Anyway, advice on stop leak for the valves please? Too cheap a fix?

I hate stop leak. Especially after I had to replace my engine in my V8 4Runner because someone used it and caused a plug somewhere in the coolant lines causing my small radiator tube to pop off at highway speed which then drained all the coolant, overheated the engine and blew it out in the middle of Nevada on the Extraterrestrial Highway.

groupdeville
01-11-2018, 04:40 PM
If you want to keep the valve for looks:

Remove it from the block and drill/tap the inlet (threaded) end of the valve assembly for a brass machine screw, Allen-head screw, or 1/8" pipe plug. Thread the screw or pipe plug in (with sealant), and replace the valve assembly into the block (with a copper washer, and perhaps a little sealant on the washer as well). The valve will look completely stock, but you'll have to remember to unscrew the whole valve assembly when you want to drain out the block. But how often do any of us actually do that - maybe once per year?

Dr_Mike
01-11-2018, 10:16 PM
It looks as though I shall take off my "new" valve and replace the old one which I still have lying about. I won't be any messier to operate than a leaky new one. But hard to get at with the car on the ground.

Sarastro
01-12-2018, 12:25 AM
After messing with the one on my MG TD, I finally just cut it off and plugged it with a screw. You can easily drain the block other ways, and it's just not worth the trouble. I could also remove the screw for drainage, if I wanted.

RJS
01-13-2018, 07:03 PM
Huh, I installed a new one this past summer using thread sealant. No issues.

Bob

KVH
01-13-2018, 09:25 PM
It's not leaking there. It's leaking right out of the spout. I called the distributor. They've had two defect recalls over the past 7 years, one in 2016 when I ordered mine.

RJS
01-15-2018, 09:18 AM
I see, what a PITA. That's exactly why I prefer to rebuild the original part where I can. The OEM quality is almost always is better than this "new" aftermarket stuff. I would have reused mine but the valve was frozen and the little handle sheared right off when I applied too much torque trying to open it. No choice but to replace it.
Bob

sp53
01-16-2018, 12:32 PM
What I did (learned from Don E) take your valve out-- fillthe end with sealant-- let that dry, and put it back in for originality. When youwant to drain the system remove the whole unit.

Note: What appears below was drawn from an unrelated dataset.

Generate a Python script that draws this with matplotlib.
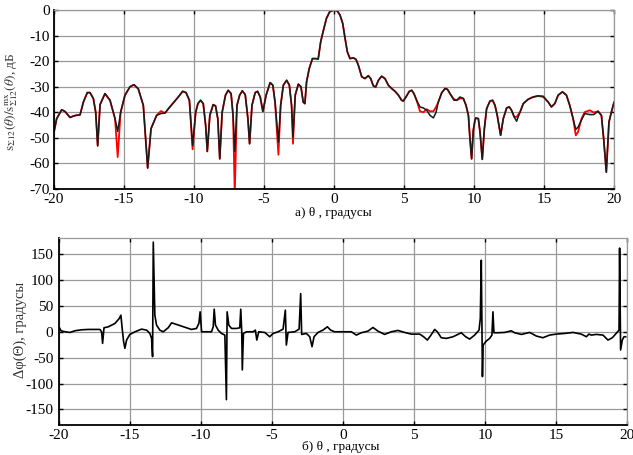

I seriously try and avoid stop leak also. If you need it, then something is wrong and you have to think through the problem seriously. I fix a low pressure block leak once, and I was glad to use it, but on a radiator deal or heater deal, I 99% fix the problem.

I have friend that toasted a nice BMW with it, and he could not even find a shop that wanted to fix it, and he has the money. One shop finally did put a junkyard motor in for 6K.

jimstr4
01-16-2018, 10:39 PM
Yes my both my old and new block water outlet taps leak.
I think that I'll block the end with hotwater compatible sealant and put it back for originality sake.

KVH
01-19-2019, 06:10 PM
Can I just fill mine with ultra black gasket sealant, let it dry and put it back in? I'd think so.

Graham H
01-19-2019, 08:33 PM
I changed the tap for a modern ball type valve which I can fit a 1/4 inch hose on the end to direct the coolant away from the block and chassis. Because it's tucked away under the manifold you have to be looking for it to see it's not the original type valve.

Graham

KVH
01-21-2019, 03:28 AM
The "sealant" was a waste of 24 hours. Like some above suggested, coolant just leaked out the bottom spring fitting. In other words, the problem wasn't just the seal at the ball valve. My fix was to just plug it with a pipe threaded plug the same size. If I own the car another 20 years I probably won't pull that plug more than twice. No big deal, but very nice to not be leaking on the floor each night. I now own three new, defective valves.